Tanto para o caso de substituição do Presidente da República, como do Vice-Presidente, foi ponto assente naquela decisão que qualquer cidadão só pode vir a tornar-se Presidente da República se, em algum momento, tiver sido designado num dos primeiros dois lugares da lista do partido político vencedor das eleições gerais no círculo nacional (a única via que permite o exercício directo do sufrágio). Não tendo sido esta a situação, a solução deve necessariamente consistir em antecipação das eleições, tal como prevê já o n.º 3 do do actual artigo 132.º, CRA em caso de impedimento definitivo simultâneos no decurso do mandato. A proposta deve igualar, portanto e a meu ver, o impedimento definitivo antes da tomada de posse e no exercício de funções, não havendo razões objectivas para a diferenciação que agora se pretende.

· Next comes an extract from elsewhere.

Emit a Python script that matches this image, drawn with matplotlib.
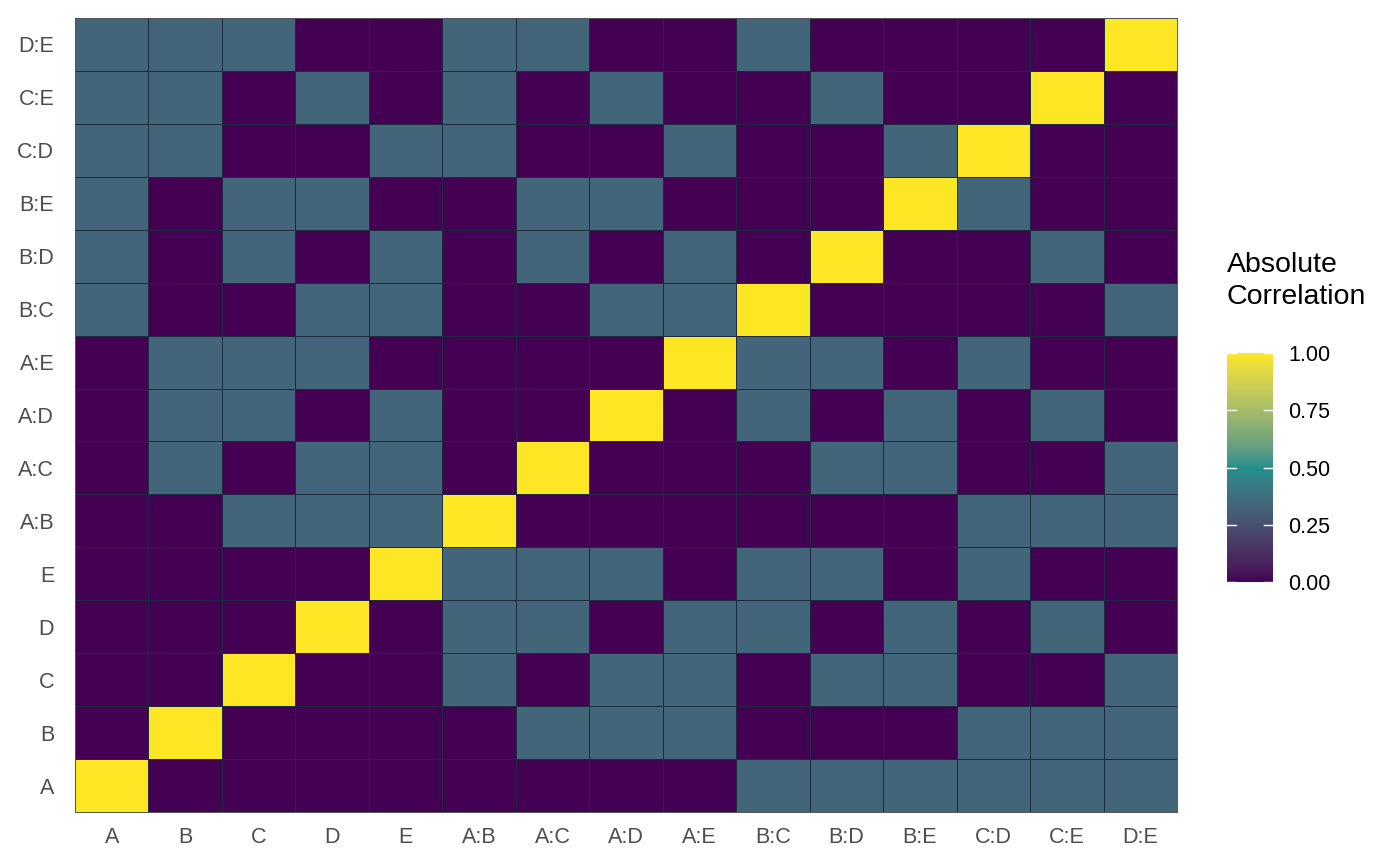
import numpy as np
import matplotlib
matplotlib.use("Agg")
import matplotlib.pyplot as plt
from matplotlib.colors import ListedColormap, Normalize, to_rgb
import matplotlib.cm as cm

plt.rcParams['font.family'] = ['Liberation Sans', 'DejaVu Sans']

terms = ["A", "B", "C", "D", "E", "A:B", "A:C", "A:D", "A:E",
         "B:C", "B:D", "B:E", "C:D", "C:E", "D:E"]
m = 1/3
# rows listed bottom (A) to top (D:E); columns A .. D:E
corr = [
    [1, 0, 0, 0, 0, 0, 0, 0, 0, m, m, m, m, m, m],  # A
    [0, 1, 0, 0, 0, 0, m, m, m, 0, 0, 0, m, m, m],  # B
    [0, 0, 1, 0, 0, m, 0, m, m, 0, m, m, 0, 0, m],  # C
    [0, 0, 0, 1, 0, m, m, 0, m, m, 0, m, 0, m, 0],  # D
    [0, 0, 0, 0, 1, m, m, m, 0, m, m, 0, m, 0, 0],  # E
    [0, 0, m, m, m, 1, 0, 0, 0, 0, 0, 0, m, m, m],  # A:B
    [0, m, 0, m, m, 0, 1, 0, 0, 0, m, m, 0, 0, m],  # A:C
    [0, m, m, 0, m, 0, 0, 1, 0, m, 0, m, 0, m, 0],  # A:D
    [0, m, m, m, 0, 0, 0, 0, 1, m, m, 0, m, 0, 0],  # A:E
    [m, 0, 0, m, m, 0, 0, m, m, 1, 0, 0, 0, 0, m],  # B:C
    [m, 0, m, 0, m, 0, m, 0, m, 0, 1, 0, 0, m, 0],  # B:D
    [m, 0, m, m, 0, 0, m, m, 0, 0, 0, 1, m, 0, 0],  # B:E
    [m, m, 0, 0, m, m, 0, 0, m, 0, 0, m, 1, 0, 0],  # C:D
    [m, m, 0, m, 0, m, 0, m, 0, 0, m, 0, 0, 1, 0],  # C:E
    [m, m, m, 0, 0, m, m, 0, 0, m, 0, 0, 0, 0, 1],  # D:E
]
Z = np.array(corr, dtype=float)
anchor_colors = ["#440154", "#21908C", "#FDE725"]


# --- Lab interpolation of the anchor colours (like ggplot's gradientn) ---
def srgb_to_lin(c):
    c = np.asarray(c)
    return np.where(c <= 0.04045, c / 12.92, ((c + 0.055) / 1.055) ** 2.4)


def lin_to_srgb(c):
    c = np.clip(c, 0, 1)
    return np.where(c <= 0.0031308, 12.92 * c, 1.055 * c ** (1 / 2.4) - 0.055)


M = np.array([[0.4124, 0.3576, 0.1805],
              [0.2126, 0.7152, 0.0722],
              [0.0193, 0.1192, 0.9505]])
WP = np.array([0.95047, 1.0, 1.08883])


def rgb_to_lab(rgb):
    xyz = M @ srgb_to_lin(rgb) / WP
    f = np.where(xyz > (6 / 29) ** 3, np.cbrt(xyz), xyz / (3 * (6 / 29) ** 2) + 4 / 29)
    return np.array([116 * f[1] - 16, 500 * (f[0] - f[1]), 200 * (f[1] - f[2])])


def lab_to_rgb(lab):
    L, a, b = lab
    fy = (L + 16) / 116
    fx = fy + a / 500
    fz = fy - b / 200
    f = np.array([fx, fy, fz])
    xyz = np.where(f > 6 / 29, f ** 3, 3 * (6 / 29) ** 2 * (f - 4 / 29)) * WP
    return lin_to_srgb(np.linalg.solve(M, xyz))


labs = [rgb_to_lab(to_rgb(c)) for c in anchor_colors]
pos = np.linspace(0, 1, len(anchor_colors))
cols = []
for t in np.linspace(0, 1, 256):
    lab = np.array([np.interp(t, pos, [l[k] for l in labs]) for k in range(3)])
    cols.append(lab_to_rgb(lab))
cmap = ListedColormap(cols)
norm = Normalize(0, 1)

fig = plt.figure(figsize=(14, 8.66), dpi=100)
W, H = 1400, 866
ax = fig.add_axes([75 / W, (H - 812) / H, (1177 - 75) / W, (812 - 18) / H])

n = len(terms)
ax.pcolormesh(np.arange(n + 1) - 0.5, np.arange(n + 1) - 0.5, Z,
              cmap=cmap, norm=norm,
              edgecolor="#1e2a40", linewidth=0.7)
ax.set_xlim(-0.5, n - 0.5)
ax.set_ylim(-0.5, n - 0.5)
ax.set_xticks(range(n))
ax.set_xticklabels(terms)
ax.set_yticks(range(n))
ax.set_yticklabels(terms)
ax.tick_params(length=0, labelsize=15.5, colors="#4d4d4d")
ax.tick_params(axis="x", pad=11)
ax.tick_params(axis="y", pad=15)
for s in ax.spines.values():
    s.set_edgecolor("#555555")
    s.set_linewidth(0.7)

# colorbar
cax = fig.add_axes([1227 / W, (H - 582) / H, 46 / W, (582 - 353) / H])
sm = cm.ScalarMappable(norm=norm, cmap=cmap)
cb = fig.colorbar(sm, cax=cax)
cb.outline.set_visible(False)
ticks = [0, 0.25, 0.5, 0.75, 1.0]
cb.set_ticks(ticks)
cb.set_ticklabels(["0.00", "0.25", "0.50", "0.75", "1.00"])
cax.tick_params(length=0, labelsize=15.5, colors="black", pad=11)
for t in ticks:
    cax.axhline(t, xmin=0, xmax=0.2, color="white", linewidth=1.0)
    cax.axhline(t, xmin=0.8, xmax=1, color="white", linewidth=1.0)

fig.text(1227 / W, (H - 252) / H, "Absolute\nCorrelation", fontsize=20.5,
         ha="left", va="top", linespacing=1.3)

fig.savefig("out.png", dpi=100)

Essa solução deve impor-se, por razões óbvias, aos casos de “posição de trânsito”, devendo considerar-se a decisão do TC extensível às situações de trânsito Lista-VPR-PR, considerando a falta de legitimação popular, ainda que o designado se encontre em tempo significativo na função de VPR.
Do mesmo modo, não se encontram resolvidos os problemas referentes à contagem, comunicabilidade e limitação de mandatos existente na aplicação remissiva das regras do PR ao VPR (n.º 4, artigo 131.º), situação que é reflexa e intimamente ligada ao problema da substituição por impedimento definitivo, pois podem colocar-se especiais dificuldades de contagem e limitação dos mandatos no desempenho do segundo turno.
O VPR, a quem se aplica o regime do PR, está condicionado em todo o topo do Executivo ou apenas em relação ao seu estatuto, quando se trata de limitação de mandatos?
O regime proposto para revisão continua a não responder a isso satisfatoriamente, mesmo tendo tocado numa norma reflexa.
É, como se vê, um gigante adormecido!